Production Stability and Management

How to reduce risk of downtime and human error in Production environments with Apono

Intro

Downtime is one of the scariest words in product development. When customers and users trust your product, they expect performance, quality and availability, often governed by Service Level Agreements (SLA).

Apono helps admins and resource owners control access to their production assets with dynamic Access Flows.

  • Just-in-Time access requests keep your production environments least-privilege, which prevents human errors and sabotage.
  • When needed (for everyday work or during incidents), developers can be granted temporary access.
  • Access requests help prevent errors and confusion with pre-defined bundles for incidents and tasks.

How to improve production stability with Apono

Access bundles for tasks or incidents in production

With Apono, users can request bundles set for different tasks and incidents by admins or create freeform access requests based on their Access Flows. The process prevents users logging in to the wrong environment or tenant and performing changes.

  1. Integrate your cloud environments with Apono
  2. Integrate other crucial production systems, like CI/CD tools, databases and you incident response tool
  3. Create an access bundle containing exactly the right resources and permissions for different incidents, production environments, customers and teams.
  4. When needed, developers can use Slack, Teams or CLI to request that bundle temporarily

This process limits the access users can request and helps them focus; when there's an urgent production incident, developers can request all the access with a single click.

Least privilege and access control in production

Keeping production environments least privilege in the first place reduces risk of downtime; the less users can perform CRUD actions on your sensitive assets, the last issues and errors you'll run into.

With Apono, you can:

  1. Integrate your cloud environments and other crucial production systems, like CI/CD tools databases with Apono
  2. Use tags to label your most sensitive instances and resources
  3. Create Access Flows around production instances and resources with differing flows;
    1. Read access can be granted temporarily and automatically
    2. Write access can be granted temporarily with approval
    3. Delete and Admin access can be granted temporarily with several approvers
  4. Approvers can be a developers' team lead, the resource owner, your DevOps, DevSecOps, Infra or other team, as well as shift members. Apono also lets you require several approvers for extra-sensitive actions and resources.
  5. When needed, developers can use Slack, Teams or CLI to request access to production

Separation of environments and tenants

As your product and company grow, more and more environments, tenants and accounts are created. Each developer has several local and staging/development/playground environments at any given moment, on top of different environments or tenants for customers.

This naturally causes confusion and, unfortunately, human errors in production. Developers are accessing the wrong environment, deploying code to production by accident and moving, changing or even deleting databases.

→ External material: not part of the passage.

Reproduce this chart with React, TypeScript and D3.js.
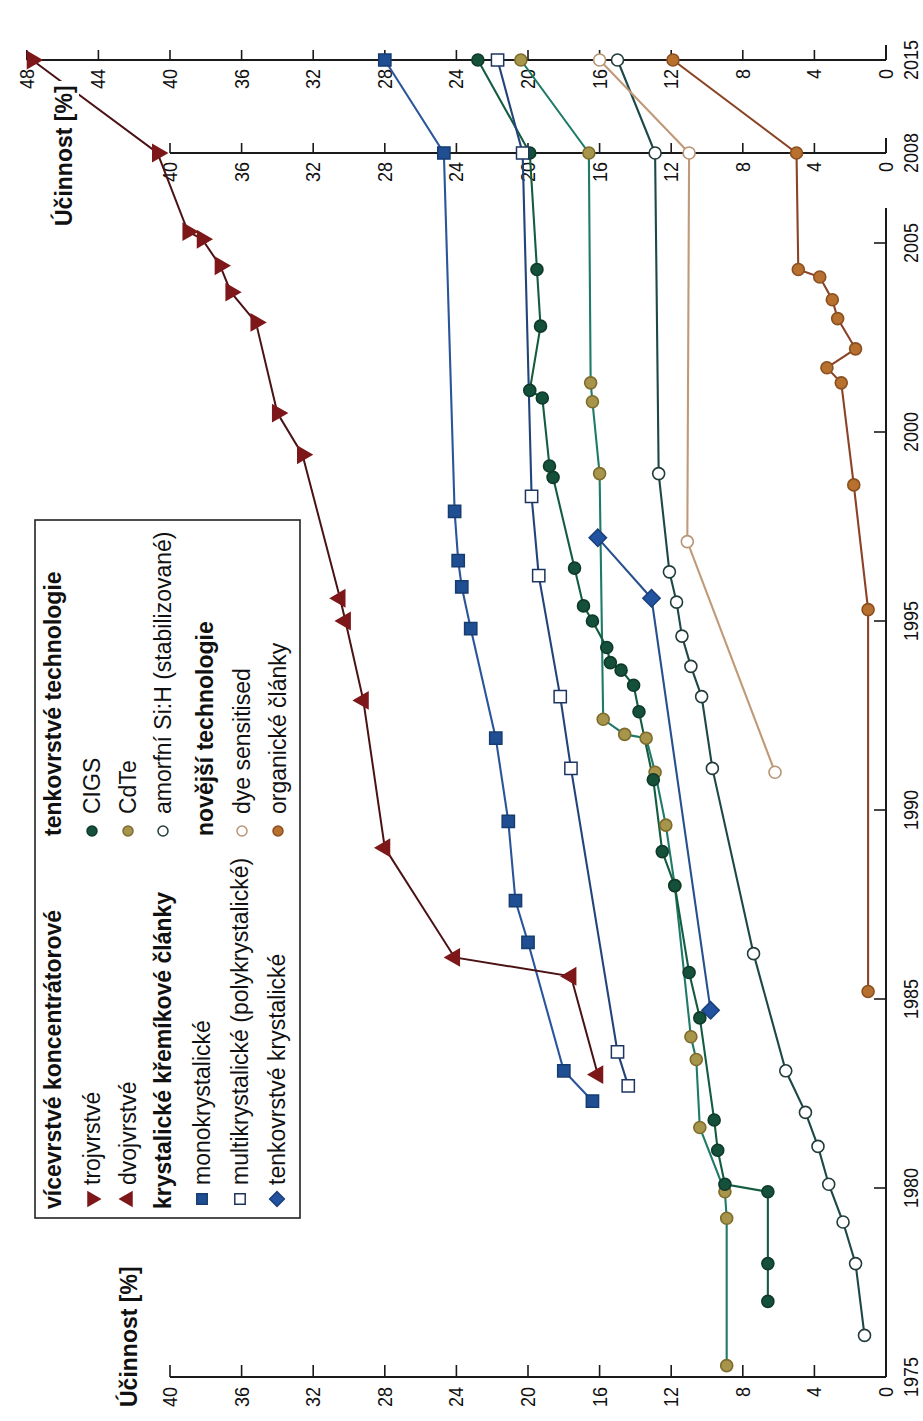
import React from 'react';
import * as d3 from 'd3';

// The chart is laid out in a landscape frame (years along the long side,
// efficiency along the short side) and then turned a quarter turn so that
// it reads bottom-to-top on the portrait page.
const LONG = 1421;
const SHORT = 923;
const FONT = "'Liberation Sans', Arial, Helvetica, sans-serif";

type P = [number, number];

const yearTicks = [1975, 1980, 1985, 1990, 1995, 2000, 2005];
const extraYears = [2008, 2015];
const effTicks = d3.range(0, 41, 4);
const effTicksTop = d3.range(0, 49, 4);

// vícevrstvé koncentrátorové
const dvojvrstve: P[] = [
  [1983.0, 16.1], [1985.6, 17.6], [1986.1, 24.1], [1989.0, 28.0],
  [1992.9, 29.2], [1995.0, 30.2], [1995.6, 30.5],
];
const trojvrstve: P[] = [
  [1999.4, 32.6], [2000.5, 34.0], [2002.9, 35.2], [2003.7, 36.6],
  [2004.4, 37.2], [2005.1, 38.2], [2005.3, 39.0], [2008, 40.7], [2015, 47.7],
];

// krystalické křemíkové články
const mono: P[] = [
  [1982.3, 16.4], [1983.1, 18.0], [1986.5, 20.0], [1987.6, 20.7], [1989.7, 21.1],
  [1991.9, 21.8], [1994.8, 23.2], [1995.9, 23.7], [1996.6, 23.9], [1997.9, 24.1],
  [2008, 24.7], [2015, 28.0],
];
const multi: P[] = [
  [1982.7, 14.4], [1983.6, 15.0], [1991.1, 17.6], [1993.0, 18.2], [1996.2, 19.4],
  [1998.3, 19.8], [2008, 20.3], [2015, 21.7],
];
const thinSi: P[] = [[1984.7, 9.8], [1995.6, 13.1], [1997.2, 16.1]];

// tenkovrstvé technologie
const cigs: P[] = [
  [1977.0, 6.6], [1978.0, 6.6], [1979.9, 6.6], [1980.1, 9.0], [1981.0, 9.4],
  [1981.8, 9.6], [1984.5, 10.4], [1985.7, 11.0], [1988.0, 11.8], [1988.9, 12.5],
  [1990.8, 13.0], [1992.6, 13.8], [1993.3, 14.1], [1993.7, 14.8], [1993.9, 15.4],
  [1994.3, 15.6], [1995.0, 16.4], [1995.4, 16.9], [1996.4, 17.4], [1998.8, 18.6],
  [1999.1, 18.8], [2000.9, 19.2], [2001.1, 19.9], [2002.8, 19.3], [2004.3, 19.5],
  [2008, 19.9], [2015, 22.8],
];
const cdte: P[] = [
  [1975.3, 8.9], [1979.2, 8.9], [1979.9, 9.0], [1981.6, 10.4], [1983.4, 10.6],
  [1984.0, 10.9], [1988.0, 11.8], [1989.6, 12.3], [1991.0, 12.9], [1991.9, 13.4],
  [1992.0, 14.6], [1992.4, 15.8], [1998.9, 16.0], [2000.8, 16.4], [2001.3, 16.5],
  [2008, 16.6], [2015, 20.4],
];
const amorphous: P[] = [
  [1976.1, 1.2], [1978.0, 1.7], [1979.1, 2.4], [1980.1, 3.2], [1981.1, 3.8],
  [1982.0, 4.5], [1983.1, 5.6], [1986.2, 7.4], [1991.1, 9.7], [1993.0, 10.3],
  [1993.8, 10.9], [1994.6, 11.4], [1995.5, 11.7], [1996.3, 12.1], [1998.9, 12.7],
  [2008, 12.9], [2015, 15.0],
];

// novější technologie
const dye: P[] = [[1991.0, 6.2], [1997.1, 11.1], [2008, 11.0], [2015, 16.0]];
const organic: P[] = [
  [1985.2, 1.0], [1995.3, 1.0], [1998.6, 1.8], [2001.3, 2.5], [2001.7, 3.3],
  [2002.2, 1.7], [2003.0, 2.7], [2003.5, 3.0], [2004.1, 3.7], [2004.3, 4.9],
  [2008, 5.0], [2015, 11.9],
];

type Kind = 'triUp' | 'triDown' | 'square' | 'diamond' | 'circle';
interface Series {
  label: string;
  data: P[];
  line: string;
  kind: Kind;
  fill: string;
  stroke: string;
}

const RED = '#7d1719';
const concentrator: P[] = [...dvojvrstve, ...trojvrstve].sort((a, b) => a[0] - b[0]);

const series: Series[] = [
  { label: 'CdTe', data: cdte, line: '#1f7a68', kind: 'circle', fill: '#a8954c', stroke: '#7d6c2c' },
  { label: 'CIGS', data: cigs, line: '#145c40', kind: 'circle', fill: '#15503a', stroke: '#0e3a2a' },
  { label: 'amorfní Si:H (stabilizované)', data: amorphous, line: '#1c4848', kind: 'circle', fill: '#ffffff', stroke: '#223c3c' },
  { label: 'dye sensitised', data: dye, line: '#c09a78', kind: 'circle', fill: '#ffffff', stroke: '#b89474' },
  { label: 'organické články', data: organic, line: '#8a4326', kind: 'circle', fill: '#b8702e', stroke: '#8a5020' },
  { label: 'multikrystalické (polykrystalické)', data: multi, line: '#22447a', kind: 'square', fill: '#ffffff', stroke: '#1d3560' },
  { label: 'tenkovrstvé krystalické', data: thinSi, line: '#27508e', kind: 'diamond', fill: '#2153a0', stroke: '#1a3f7a' },
  { label: 'monokrystalické', data: mono, line: '#2a559a', kind: 'square', fill: '#1f4f92', stroke: '#173c70' },
];

const x = d3.scaleLinear().domain([1975, 2006, 2008, 2015]).range([44, 1215.8, 1268, 1361]);
const y = d3.scaleLinear().domain([0, 48]).range([886, 886 - 48 * 17.9]);

const lineGen = d3.line<P>().x((d) => x(d[0])).y((d) => y(d[1]));

function Marker({ kind, cx, cy, fill, stroke, scale = 1 }: {
  kind: Kind; cx: number; cy: number; fill: string; stroke: string; scale?: number;
}) {
  if (kind === 'circle') {
    return <circle cx={cx} cy={cy} r={6 * scale} fill={fill} stroke={stroke} strokeWidth={1.6} />;
  }
  const shape = kind === 'square' || kind === 'diamond' ? d3.symbolSquare : d3.symbolTriangle;
  const size = (kind === 'square' ? 150 : kind === 'diamond' ? 150 : 115) * scale * scale;
  const rot = kind === 'diamond' ? 45 : kind === 'triDown' ? 180 : 0;
  const d = d3.symbol(shape, size)() || '';
  return (
    <path d={d} transform={`translate(${cx},${cy}) rotate(${rot})`} fill={fill} stroke={stroke} strokeWidth={1.5} />
  );
}

function Label({ u, v, size, bold, anchor, sx = 1, children }: {
  u: number; v: number; size: number; bold?: boolean; anchor?: 'start' | 'middle' | 'end'; sx?: number;
  children: React.ReactNode;
}) {
  return (
    <text
      transform={`translate(${u},${v}) scale(${sx},1)`}
      fontFamily={FONT}
      fontSize={size}
      fontWeight={bold ? 'bold' : 'normal'}
      textAnchor={anchor || 'start'}
      fill="#111"
    >
      {children}
    </text>
  );
}

interface LegendRow { text: string; head?: boolean; kind?: Kind; fill?: string; stroke?: string }

const legendLeft: LegendRow[] = [
  { text: 'vícevrstvé koncentrátorové', head: true },
  { text: 'trojvrstvé', kind: 'triDown', fill: RED, stroke: RED },
  { text: 'dvojvrstvé', kind: 'triUp', fill: RED, stroke: RED },
  { text: 'krystalické křemíkové články', head: true },
  { text: 'monokrystalické', kind: 'square', fill: '#1f4f92', stroke: '#173c70' },
  { text: 'multikrystalické (polykrystalické)', kind: 'square', fill: '#ffffff', stroke: '#1d3560' },
  { text: 'tenkovrstvé krystalické', kind: 'diamond', fill: '#2153a0', stroke: '#1a3f7a' },
];
const legendRight: LegendRow[] = [
  { text: 'tenkovrstvé technologie', head: true },
  { text: 'CIGS', kind: 'circle', fill: '#15503a', stroke: '#0e3a2a' },
  { text: 'CdTe', kind: 'circle', fill: '#a8954c', stroke: '#7d6c2c' },
  { text: 'amorfní Si:H (stabilizované)', kind: 'circle', fill: '#ffffff', stroke: '#223c3c' },
  { text: 'novější technologie', head: true },
  { text: 'dye sensitised', kind: 'circle', fill: '#ffffff', stroke: '#b89474' },
  { text: 'organické články', kind: 'circle', fill: '#b8702e', stroke: '#8a5020' },
];
const legendRowsLeft = [53, 92, 128, 163, 202, 240, 277];
const legendRowsRight = [53, 92, 128, 163, 205, 242, 278];

const TICK_FONT = 20;
const TICK_SX = 0.9;
const LEGEND_FONT = 23;

export default function App() {
  const axisColor = '#1a1a1a';
  return (
    <svg
      width={SHORT}
      height={LONG}
      style={{ position: 'absolute', left: 0, top: 0, background: '#ffffff' }}
    >
      <rect x={0} y={0} width={SHORT} height={LONG} fill="#ffffff" />
      <g transform={`translate(0,${LONG}) rotate(-90)`}>
        {/* main axes */}
        <line x1={x(1975)} x2={x(1975)} y1={y(0)} y2={y(40)} stroke={axisColor} strokeWidth={2} />
        <line x1={x(1975)} x2={1213} y1={y(0)} y2={y(0)} stroke={axisColor} strokeWidth={2} />
        {effTicks.map((e) => (
          <g key={`m${e}`}>
            <line x1={x(1975)} x2={x(1975) + 12} y1={y(e)} y2={y(e)} stroke={axisColor} strokeWidth={1.6} />
            <Label u={x(1975) - 10} v={y(e) + 7} size={TICK_FONT} sx={TICK_SX} anchor="end">{e}</Label>
          </g>
        ))}
        {yearTicks.map((t) => (
          <g key={`y${t}`}>
            {t > 1975 && (
              <line x1={x(t)} x2={x(t)} y1={y(0)} y2={y(0) - 12} stroke={axisColor} strokeWidth={1.6} />
            )}
            <Label u={x(t)} v={918} size={TICK_FONT} sx={TICK_SX} anchor="middle">{t}</Label>
          </g>
        ))}

        {/* side axes for 2008 and 2015 */}
        {extraYears.map((yr) => {
          const top = yr === 2015 ? 48 : 40;
          const ticks = yr === 2015 ? effTicksTop : effTicks;
          return (
            <g key={`ax${yr}`}>
              <line x1={x(yr)} x2={x(yr)} y1={y(0)} y2={y(top)} stroke={axisColor} strokeWidth={2} />
              <line x1={x(yr)} x2={x(yr) + 15} y1={y(0)} y2={y(0)} stroke={axisColor} strokeWidth={2} />
              {ticks.map((e) => (
                <g key={`t${yr}-${e}`}>
                  <line x1={x(yr)} x2={x(yr) + 10} y1={y(e)} y2={y(e)} stroke={axisColor} strokeWidth={1.6} />
                  <Label u={x(yr) - 9} v={y(e) + 7} size={TICK_FONT} sx={TICK_SX} anchor="end">{e}</Label>
                </g>
              ))}
              <Label u={x(yr)} v={918} size={TICK_FONT} sx={TICK_SX} anchor="middle">{yr}</Label>
            </g>
          );
        })}

        {/* series lines */}
        {series.map((s) => (
          <path key={`l-${s.label}`} d={lineGen(s.data) || ''} fill="none" stroke={s.line} strokeWidth={2.1} />
        ))}
        <path d={lineGen(concentrator) || ''} fill="none" stroke="#4a1214" strokeWidth={2} />

        {/* series markers */}
        {series.map((s) =>
          s.data.map((d, i) => (
            <Marker key={`m-${s.label}-${i}`} kind={s.kind} cx={x(d[0])} cy={y(d[1])} fill={s.fill} stroke={s.stroke} />
          ))
        )}
        {dvojvrstve.map((d, i) => (
          <Marker key={`d2-${i}`} kind="triUp" cx={x(d[0])} cy={y(d[1])} fill={RED} stroke={RED} />
        ))}
        {trojvrstve.map((d, i) => (
          <Marker key={`d3-${i}`} kind="triDown" cx={x(d[0])} cy={y(d[1])} fill={RED} stroke={RED} />
        ))}

        {/* axis titles */}
        <Label u={14} v={137} size={23} bold>Účinnost [%]</Label>
        <rect x={1190} y={46} width={150} height={33} fill="#ffffff" />
        <Label u={1195} v={72} size={23} bold>Účinnost [%]</Label>

        {/* legend */}
        <rect x={203} y={35} width={698} height={265} fill="#ffffff" stroke="#222" strokeWidth={1.6} />
        {legendLeft.map((r, i) =>
          r.head ? (
            <Label key={`ll${i}`} u={212} v={legendRowsLeft[i] + 8} size={LEGEND_FONT} bold>{r.text}</Label>
          ) : (
            <g key={`ll${i}`}>
              <Marker kind={r.kind!} cx={222} cy={legendRowsLeft[i]} fill={r.fill!} stroke={r.stroke!} scale={0.85} />
              <Label u={236} v={legendRowsLeft[i] + 8} size={LEGEND_FONT}>{r.text}</Label>
            </g>
          )
        )}
        {legendRight.map((r, i) =>
          r.head ? (
            <Label key={`lr${i}`} u={585} v={legendRowsRight[i] + 8} size={LEGEND_FONT} bold>{r.text}</Label>
          ) : (
            <g key={`lr${i}`}>
              <circle cx={590} cy={legendRowsRight[i]} r={5} fill={r.fill} stroke={r.stroke} strokeWidth={1.5} />
              <Label u={607} v={legendRowsRight[i] + 8} size={LEGEND_FONT}>{r.text}</Label>
            </g>
          )
        )}
      </g>
    </svg>
  );
}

Apono helps prevent unnecessary production incidents:

  1. Admins separate environments with bundles and Access Flows, making their management easier
  2. Admins control what resources are requestable for different users, so that users can only request access relevant to them
  3. Users create access requests and pick bundles or resources they need access to. When approved, access details are sent with the link to the exact instance, preventing confusion
  4. If you decide to require approvers, another user will examine the request to make sure the resources and permissions make sense for that user.